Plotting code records

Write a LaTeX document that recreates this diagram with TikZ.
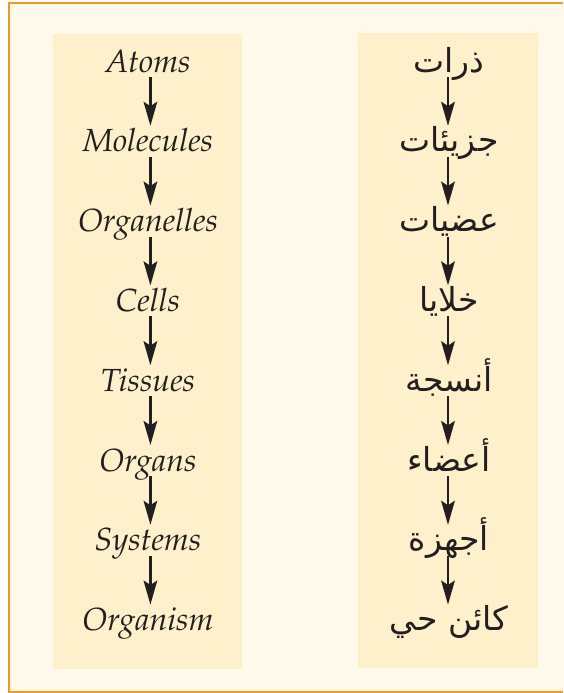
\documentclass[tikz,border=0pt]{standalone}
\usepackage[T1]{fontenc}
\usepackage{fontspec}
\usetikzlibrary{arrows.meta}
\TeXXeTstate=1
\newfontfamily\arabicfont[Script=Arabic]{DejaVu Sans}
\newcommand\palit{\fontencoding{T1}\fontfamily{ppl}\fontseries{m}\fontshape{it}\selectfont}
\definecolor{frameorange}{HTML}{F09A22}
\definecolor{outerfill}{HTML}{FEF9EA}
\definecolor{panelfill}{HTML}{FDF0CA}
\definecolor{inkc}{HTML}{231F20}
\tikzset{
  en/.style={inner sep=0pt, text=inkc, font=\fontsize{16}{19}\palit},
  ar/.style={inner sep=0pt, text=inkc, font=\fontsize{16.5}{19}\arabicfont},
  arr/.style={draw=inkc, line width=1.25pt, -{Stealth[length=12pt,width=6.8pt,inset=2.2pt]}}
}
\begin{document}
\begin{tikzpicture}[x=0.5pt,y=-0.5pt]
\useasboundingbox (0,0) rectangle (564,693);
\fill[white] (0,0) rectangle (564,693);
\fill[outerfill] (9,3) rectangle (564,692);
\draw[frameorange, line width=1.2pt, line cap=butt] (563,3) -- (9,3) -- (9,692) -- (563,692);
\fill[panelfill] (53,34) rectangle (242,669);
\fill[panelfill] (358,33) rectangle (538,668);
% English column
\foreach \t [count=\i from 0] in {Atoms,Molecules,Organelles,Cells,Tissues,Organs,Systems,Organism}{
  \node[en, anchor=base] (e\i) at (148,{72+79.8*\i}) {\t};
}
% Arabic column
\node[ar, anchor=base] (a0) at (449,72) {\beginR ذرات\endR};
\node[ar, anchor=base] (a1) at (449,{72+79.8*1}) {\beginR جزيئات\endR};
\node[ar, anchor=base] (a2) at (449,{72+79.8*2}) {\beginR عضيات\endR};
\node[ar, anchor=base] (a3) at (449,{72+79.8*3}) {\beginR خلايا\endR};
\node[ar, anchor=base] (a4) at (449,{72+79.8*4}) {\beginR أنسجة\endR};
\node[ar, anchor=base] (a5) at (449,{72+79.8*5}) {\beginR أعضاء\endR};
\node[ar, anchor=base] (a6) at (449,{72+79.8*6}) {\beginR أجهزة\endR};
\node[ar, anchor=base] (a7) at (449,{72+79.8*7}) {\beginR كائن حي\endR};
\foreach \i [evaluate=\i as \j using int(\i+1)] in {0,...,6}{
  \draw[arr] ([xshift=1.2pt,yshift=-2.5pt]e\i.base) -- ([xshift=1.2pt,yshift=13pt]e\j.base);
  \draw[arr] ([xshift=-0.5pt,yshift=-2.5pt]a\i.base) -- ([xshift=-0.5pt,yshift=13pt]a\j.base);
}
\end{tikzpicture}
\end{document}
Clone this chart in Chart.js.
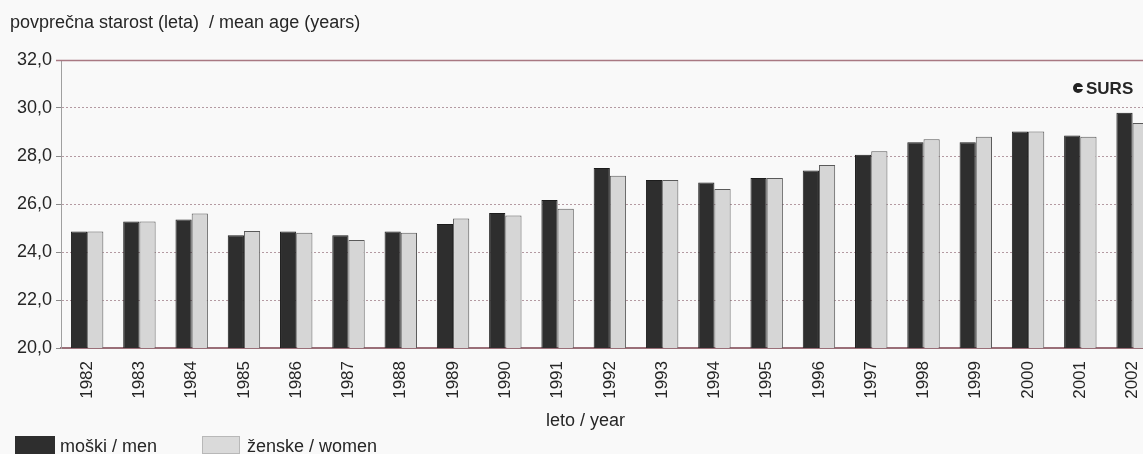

### Exercise task:
Keep the pictures out and write out the records exactly.

### The response:
Write a LaTeX document that recreates this diagram with TikZ.
\documentclass[tikz,border=0pt]{standalone}
\usepackage[T1]{fontenc}
\usepackage{fontspec}
\usetikzlibrary{arrows.meta}
\TeXXeTstate=1
\newfontfamily\arabicfont[Script=Arabic]{DejaVu Sans}
\newcommand\palit{\fontencoding{T1}\fontfamily{ppl}\fontseries{m}\fontshape{it}\selectfont}
\definecolor{frameorange}{HTML}{F09A22}
\definecolor{outerfill}{HTML}{FEF9EA}
\definecolor{panelfill}{HTML}{FDF0CA}
\definecolor{inkc}{HTML}{231F20}
\tikzset{
  en/.style={inner sep=0pt, text=inkc, font=\fontsize{16}{19}\palit},
  ar/.style={inner sep=0pt, text=inkc, font=\fontsize{16.5}{19}\arabicfont},
  arr/.style={draw=inkc, line width=1.25pt, -{Stealth[length=12pt,width=6.8pt,inset=2.2pt]}}
}
\begin{document}
\begin{tikzpicture}[x=0.5pt,y=-0.5pt]
\useasboundingbox (0,0) rectangle (564,693);
\fill[white] (0,0) rectangle (564,693);
\fill[outerfill] (9,3) rectangle (564,692);
\draw[frameorange, line width=1.2pt, line cap=butt] (563,3) -- (9,3) -- (9,692) -- (563,692);
\fill[panelfill] (53,34) rectangle (242,669);
\fill[panelfill] (358,33) rectangle (538,668);
% English column
\foreach \t [count=\i from 0] in {Atoms,Molecules,Organelles,Cells,Tissues,Organs,Systems,Organism}{
  \node[en, anchor=base] (e\i) at (148,{72+79.8*\i}) {\t};
}
% Arabic column
\node[ar, anchor=base] (a0) at (449,72) {\beginR ذرات\endR};
\node[ar, anchor=base] (a1) at (449,{72+79.8*1}) {\beginR جزيئات\endR};
\node[ar, anchor=base] (a2) at (449,{72+79.8*2}) {\beginR عضيات\endR};
\node[ar, anchor=base] (a3) at (449,{72+79.8*3}) {\beginR خلايا\endR};
\node[ar, anchor=base] (a4) at (449,{72+79.8*4}) {\beginR أنسجة\endR};
\node[ar, anchor=base] (a5) at (449,{72+79.8*5}) {\beginR أعضاء\endR};
\node[ar, anchor=base] (a6) at (449,{72+79.8*6}) {\beginR أجهزة\endR};
\node[ar, anchor=base] (a7) at (449,{72+79.8*7}) {\beginR كائن حي\endR};
\foreach \i [evaluate=\i as \j using int(\i+1)] in {0,...,6}{
  \draw[arr] ([xshift=1.2pt,yshift=-2.5pt]e\i.base) -- ([xshift=1.2pt,yshift=13pt]e\j.base);
  \draw[arr] ([xshift=-0.5pt,yshift=-2.5pt]a\i.base) -- ([xshift=-0.5pt,yshift=13pt]a\j.base);
}
\end{tikzpicture}
\end{document}
Clone this chart in Chart.js.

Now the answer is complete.